Les annonces récentes du couple «Merkozy» ne laissent rien présager de très positif pour le Conseil européen de cette fin de semaine.

L'Europe n'est pas une option

Les changements de traité seraient très limités et se concentreraient sur le renforcement de la discipline budgétaire par l'introduction dans le traité  de mesures déjà été adoptées il y a quelques mois.

Le cadre intergouvernemental de surveillance budgétaire «par les pairs», c'est-à-dire par les Etats, serait reconduit et les règles du Pacte de stabilité durcies et placées sous le contrôle des juges constitutionnels nationaux.

A croire que nos dirigeants préfèrent encore la contrainte brute –qui permettra toujours, en cas de besoin, de mettre les décisions qui fâchent sur le dos des juges et les technocrates– à l'existence d'un espace démocratique supranational, au risque de priver l'Europe de la souplesse parfois nécessaire en matière de politique budgétaire.

Quant à l'harmonisation des politiques économiques promise, tout porte à croire qu'elle sera l'otage des marchandages et des rapports de force entre Etats.
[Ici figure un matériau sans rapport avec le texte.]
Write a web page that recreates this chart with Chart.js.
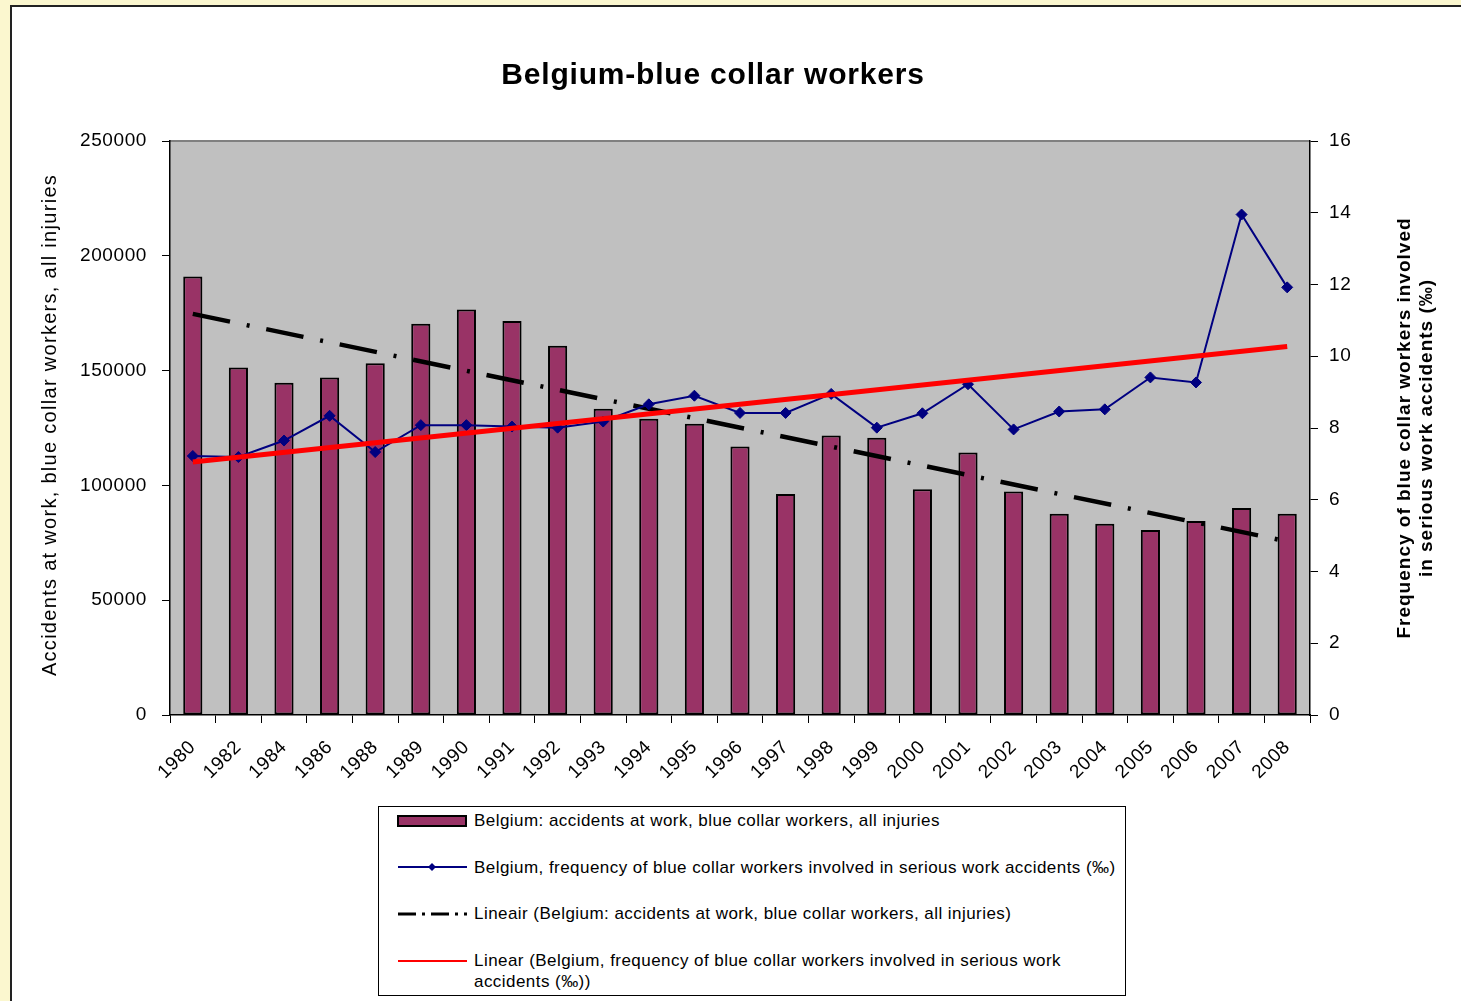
<!DOCTYPE html>
<html>
<head>
<meta charset="utf-8">
<script src="https://cdn.jsdelivr.net/npm/chart.js@4.4.1/dist/chart.umd.min.js"></script>
<style>
  html, body { margin: 0; padding: 0; width: 1461px; height: 1001px; overflow: hidden; background: #FBF7CF; font-family: "Liberation Sans", Arial, sans-serif; }
  #frame { position: absolute; left: 10px; top: 5px; width: 1451px; height: 996px; background: #fff; border-left: 2px solid #222; border-top: 2px solid #222; box-sizing: border-box; }
  #wrap { position: absolute; left: 0; top: 0; width: 1461px; height: 1001px; }
  #title { position: absolute; left: 363px; top: 57px; width: 700px; text-align: center; font: bold 30px "Liberation Sans", Arial, sans-serif; letter-spacing: 0.8px; color: #000; }
  #ytitle { position: absolute; left: 49px; top: 425px; width: 0; height: 0; }
  #ytitle div { position: absolute; left: -300px; top: -12px; width: 600px; text-align: center; transform: rotate(-90deg); font: 20px "Liberation Sans", Arial, sans-serif; letter-spacing: 1.3px; line-height: 24px; color: #000; white-space: nowrap; }
  #y1title { position: absolute; left: 1415px; top: 428px; width: 0; height: 0; }
  #y1title div { position: absolute; left: -300px; top: -22px; width: 600px; text-align: center; transform: rotate(-90deg); font: bold 19px "Liberation Sans", Arial, sans-serif; letter-spacing: 1px; line-height: 22px; color: #000; white-space: nowrap; }
  #legend { position: absolute; left: 378px; top: 806px; width: 748px; height: 190px; border: 1px solid #000; background: #fff; box-sizing: border-box; font: 17px "Liberation Sans", Arial, sans-serif; letter-spacing: 0.45px; color: #000; }
  #legend .txt { position: absolute; left: 95px; line-height: 21px; white-space: nowrap; }
  #legend svg { position: absolute; left: 0; top: 0; }
</style>
</head>
<body>
<div id="frame"></div>
<div id="wrap"><canvas id="c" width="1461" height="1001"></canvas></div>
<div id="title">Belgium-blue collar workers</div>
<div id="ytitle"><div>Accidents at work, blue collar workers, all injuries</div></div>
<div id="y1title"><div>Frequency of blue collar workers involved<br>in serious work accidents (‰)</div></div>
<div id="legend">
  <svg width="100" height="190">
    <rect x="19" y="9" width="68" height="10" fill="#993366" stroke="#000" stroke-width="2"/>
    <line x1="19" y1="60" x2="88" y2="60" stroke="#000080" stroke-width="2"/>
    <polygon points="53,56 57,60 53,64 49,60" fill="#000080"/>
    <line x1="19" y1="107" x2="88" y2="107" stroke="#000" stroke-width="3" stroke-dasharray="18,6,3,6"/>
    <line x1="19" y1="154" x2="88" y2="154" stroke="#FF0000" stroke-width="2"/>
  </svg>
  <div class="txt" style="top:3px">Belgium: accidents at work, blue collar workers, all injuries</div>
  <div class="txt" style="top:50px">Belgium, frequency of blue collar workers involved in serious work accidents (‰)</div>
  <div class="txt" style="top:96px">Lineair (Belgium: accidents at work, blue collar workers, all injuries)</div>
  <div class="txt" style="top:143px">Linear (Belgium, frequency of blue collar workers involved in serious work<br>accidents (‰))</div>
</div>
<script>
const years = ['1980','1982','1984','1986','1988','1989','1990','1991','1992','1993','1994','1995','1996','1997','1998','1999','2000','2001','2002','2003','2004','2005','2006','2007','2008'];
const accidents = [191000,151400,144700,147000,153200,170400,176600,171600,160800,133400,129000,126800,116900,96300,121700,120800,98300,114300,97300,87600,83300,80600,84500,90200,87600];
const frequency = [7.22,7.19,7.65,8.34,7.33,8.08,8.08,8.04,8.01,8.18,8.66,8.90,8.42,8.42,8.95,8.01,8.41,9.22,7.96,8.46,8.52,9.41,9.27,13.95,11.92];
// trend lines: values read at first and last category, nothing in between
const accidentsTrend = [174700,null,null,null,null,null,null,null,null,null,null,null,null,null,null,null,null,null,null,null,null,null,null,null,75600];
const frequencyTrend = [7.05,null,null,null,null,null,null,null,null,null,null,null,null,null,null,null,null,null,null,null,null,null,null,null,10.27];
const leftTicks = [0,50000,100000,150000,200000,250000];
const rightTicks = [0,2,4,6,8,10,12,14,16];

const plotBg = {
  id: 'plotBg',
  beforeInit(chart) { chart.ctx.letterSpacing = '0.6px'; },
  beforeDraw(chart) {
    const {ctx, chartArea: a} = chart;
    ctx.letterSpacing = '0.6px';
    ctx.save();
    ctx.fillStyle = '#C0C0C0';
    ctx.fillRect(a.left, a.top, a.right - a.left, a.bottom - a.top);
    ctx.strokeStyle = '#808080';
    ctx.lineWidth = 2;
    ctx.beginPath();
    ctx.moveTo(a.left, a.top);
    ctx.lineTo(a.right, a.top);
    ctx.stroke();
    ctx.restore();
  }
};

const tickFont = {family: '"Liberation Sans", Arial, sans-serif', size: 19};

new Chart(document.getElementById('c'), {
  type: 'bar',
  data: {
    labels: years,
    datasets: [
      {
        type: 'line', label: 'Linear (Belgium, frequency of blue collar workers involved in serious work accidents (‰))',
        data: frequencyTrend, yAxisID: 'y1', borderColor: '#FF0000', borderWidth: 5,
        pointRadius: 0, spanGaps: true, order: 0, borderCapStyle: 'butt'
      },
      {
        type: 'line', label: 'Belgium, frequency of blue collar workers involved in serious work accidents (‰)',
        data: frequency, yAxisID: 'y1', borderColor: '#000080', borderWidth: 2,
        pointStyle: 'rectRot', pointRadius: 5.5, pointBackgroundColor: '#000080', pointBorderColor: '#000080',
        pointBorderWidth: 1, order: 1, tension: 0
      },
      {
        type: 'line', label: 'Lineair (Belgium: accidents at work, blue collar workers, all injuries)',
        data: accidentsTrend, yAxisID: 'y', borderColor: '#000', borderWidth: 4.5,
        borderDash: [38, 17, 3, 17], pointRadius: 0, spanGaps: true, order: 2
      },
      {
        type: 'bar', label: 'Belgium: accidents at work, blue collar workers, all injuries',
        data: accidents, yAxisID: 'y', backgroundColor: '#993366', borderColor: '#000',
        borderWidth: 2, borderSkipped: false, barPercentage: 0.42, categoryPercentage: 1.0, order: 3
      }
    ]
  },
  options: {
    responsive: false,
    animation: false,
    events: [],
    layout: { padding: { left: 28, right: 0, top: 141, bottom: 186 } },
    plugins: { legend: { display: false }, tooltip: { enabled: false }, title: { display: false } },
    scales: {
      x: {
        offset: true,
        afterFit(s) { s.height = 100; },
        grid: { offset: true, drawOnChartArea: false, drawTicks: true, tickLength: 8, color: '#000', lineWidth: 1 },
        border: { display: true, color: '#000', width: 1.5 },
        ticks: { color: '#000', font: tickFont, maxRotation: 45, minRotation: 45, autoSkip: false, padding: 13 }
      },
      y: {
        position: 'left', min: 0, max: 250000,
        afterFit(s) { s.width = 142; },
        afterBuildTicks(s) { s.ticks = leftTicks.map(v => ({value: v})); },
        grid: { drawOnChartArea: false, drawTicks: true, tickLength: 8, color: '#000' },
        border: { display: true, color: '#000', width: 1.5 },
        ticks: { color: '#000', font: tickFont, padding: 15, callback: v => String(v) },
        title: { display: false }
      },
      y1: {
        position: 'right', min: 0, max: 16,
        afterFit(s) { s.width = 151; },
        afterBuildTicks(s) { s.ticks = rightTicks.map(v => ({value: v})); },
        grid: { drawOnChartArea: false, drawTicks: true, tickLength: 8, color: '#000' },
        border: { display: true, color: '#000', width: 1.5 },
        ticks: { color: '#000', font: tickFont, padding: 11, callback: v => String(v) }
      }
    }
  },
  plugins: [plotBg]
});
</script>
</body>
</html>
Enfin, le couple «Merkozy» n'a pas dit un seul mot sur les mécanismes de solidarité à court terme (intervention de la BCE) et moyen terme (euro-obligations), qui sont pourtant devenus indispensables.

L’Europe n’est pas une option mais une nécessité.

Le temps n’est plus aux ajustements temporaires ou à la reconduction de l'existant, même sous une forme «durcie», mais à la définition d'un nouveau cadre de fonctionnement pour l'avenir, lequel suppose une vision, un projet.

C'est seulement à cette condition qu'une proposition de révision des traités pourra être un succès.

Puissent les chefs d'Etat et de gouvernement européens s’en rappeler dans les moments cruciaux qui s’annoncent.